# Short task:
Return the number of lines that contain the word "this", and return nothing else.

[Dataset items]
----------

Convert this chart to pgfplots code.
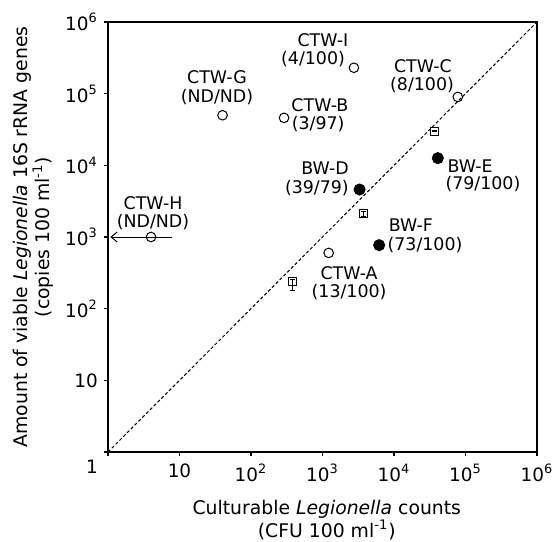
\documentclass[border=0pt]{standalone}
\usepackage{fontspec}
\setmainfont{DejaVu Sans}
\usepackage{pgfplots}
\pgfplotsset{compat=1.18}
\usetikzlibrary{arrows.meta,calc}

\begin{document}
\fontsize{8.7}{11.3}\selectfont
\begin{tikzpicture}[font=\fontsize{8.7}{11.3}\selectfont]
\begin{axis}[
  scale only axis,
  width=214.5pt, height=215pt,
  xmode=log, ymode=log,
  xmin=1, xmax=1e6, ymin=1, ymax=1e6,
  xtick={1,10,100,1000,10000,100000,1000000},
  ytick={1,10,100,1000,10000,100000,1000000},
  xticklabels={,10,10\textsuperscript{2},10\textsuperscript{3},10\textsuperscript{4},10\textsuperscript{5},10\textsuperscript{6}},
  yticklabels={,10,10\textsuperscript{2},10\textsuperscript{3},10\textsuperscript{4},10\textsuperscript{5},10\textsuperscript{6}},
  xminorticks=false, yminorticks=false,
  tick align=outside, tick pos=left,
  major tick length=2pt,
  every tick/.style={black, line width=0.6pt},
  axis line style={line width=0.6pt},
  tick label style={font=\fontsize{9.2}{11}\selectfont},
  xticklabel style={yshift=-1pt},
  xlabel={Culturable \textit{Legionella} counts\\(CFU 100 ml\textsuperscript{-1})},
  ylabel={Amount of viable \textit{Legionella} 16S rRNA genes\\(copies 100 ml\textsuperscript{-1})},
  xlabel style={font=\fontsize{9.4}{11.3}\selectfont, align=center, at={(axis description cs:0.51,0)}, anchor=north, yshift=-21pt},
  ylabel style={font=\fontsize{9.4}{11.3}\selectfont, align=center, at={(axis description cs:0,0.5)}, anchor=south, yshift=24pt},
  clip=false,
]
% 1:1 line
\addplot[black, line width=0.5pt, dash pattern=on 1.6pt off 1.1pt] coordinates {(1,1) (1000000,1000000)};

% CTW samples (open circles)
\addplot[only marks, mark=o, mark size=2.4pt, mark options={line width=0.5pt, fill=white}, black] coordinates {
  (2750,230000) (78000,90000) (40,50000) (290,46000) (1220,600) (4,1000)
};
% BW samples (filled circles)
\addplot[only marks, mark=*, mark size=2.8pt, black] coordinates {
  (41000,12600) (3300,4600) (6200,770)
};
% squares with error bars
\addplot[only marks, mark=square, mark size=2pt, mark options={line width=0.55pt}, black,
  error bars/.cd, y dir=both, y explicit,
  error bar style={line width=0.5pt},
  error mark options={rotate=90, mark size=1.2pt, line width=0.5pt}] coordinates {
  (37000,30000) +- (0,300)
  (3700,2100) +- (0,170)
  (380,237) += (0,22) -= (0,55)
};
% not detected in culture
\addplot[black, line width=0.5pt, -{Straight Barb[length=3pt, width=5pt]}] coordinates {(7.8,1000) (1.08,1000)};

% sample labels
\node at (rel axis cs:0.501,0.958) {CTW-I};
\node at (rel axis cs:0.478,0.914) {(4/100)};
\node at (rel axis cs:0.254,0.872) {CTW-G};
\node at (rel axis cs:0.254,0.826) {(ND/ND)};
\node at (rel axis cs:0.494,0.807) {CTW-B};
\node at (rel axis cs:0.490,0.763) {(3/97)};
\node at (rel axis cs:0.734,0.898) {CTW-C};
\node at (rel axis cs:0.732,0.853) {(8/100)};
\node at (rel axis cs:0.844,0.665) {BW-E};
\node at (rel axis cs:0.874,0.623) {(79/100)};
\node at (rel axis cs:0.506,0.660) {BW-D};
\node at (rel axis cs:0.487,0.614) {(39/79)};
\node at (rel axis cs:0.105,0.579) {CTW-H};
\node at (rel axis cs:0.105,0.535) {(ND/ND)};
\node at (rel axis cs:0.706,0.528) {BW-F};
\node at (rel axis cs:0.739,0.481) {(73/100)};
\node at (rel axis cs:0.562,0.416) {CTW-A};
\node at (rel axis cs:0.562,0.372) {(13/100)};
% shared origin label
\node[font=\fontsize{9.2}{11}\selectfont] at ($(rel axis cs:0,0)+(-8pt,-7.2pt)$) {1};
\end{axis}
\pgfresetboundingbox
\path ($(current axis.south west)+(-54pt,-44.5pt)$) rectangle ($(current axis.north east)+(10pt,11pt)$);
\end{tikzpicture}
\end{document}
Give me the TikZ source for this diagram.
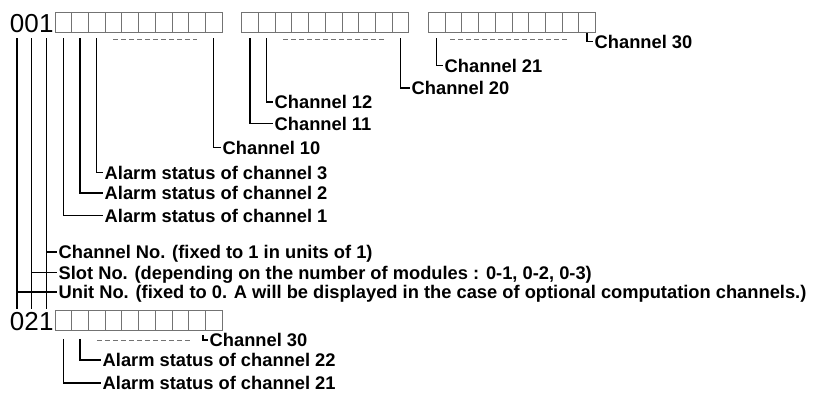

----------

# The reply:
2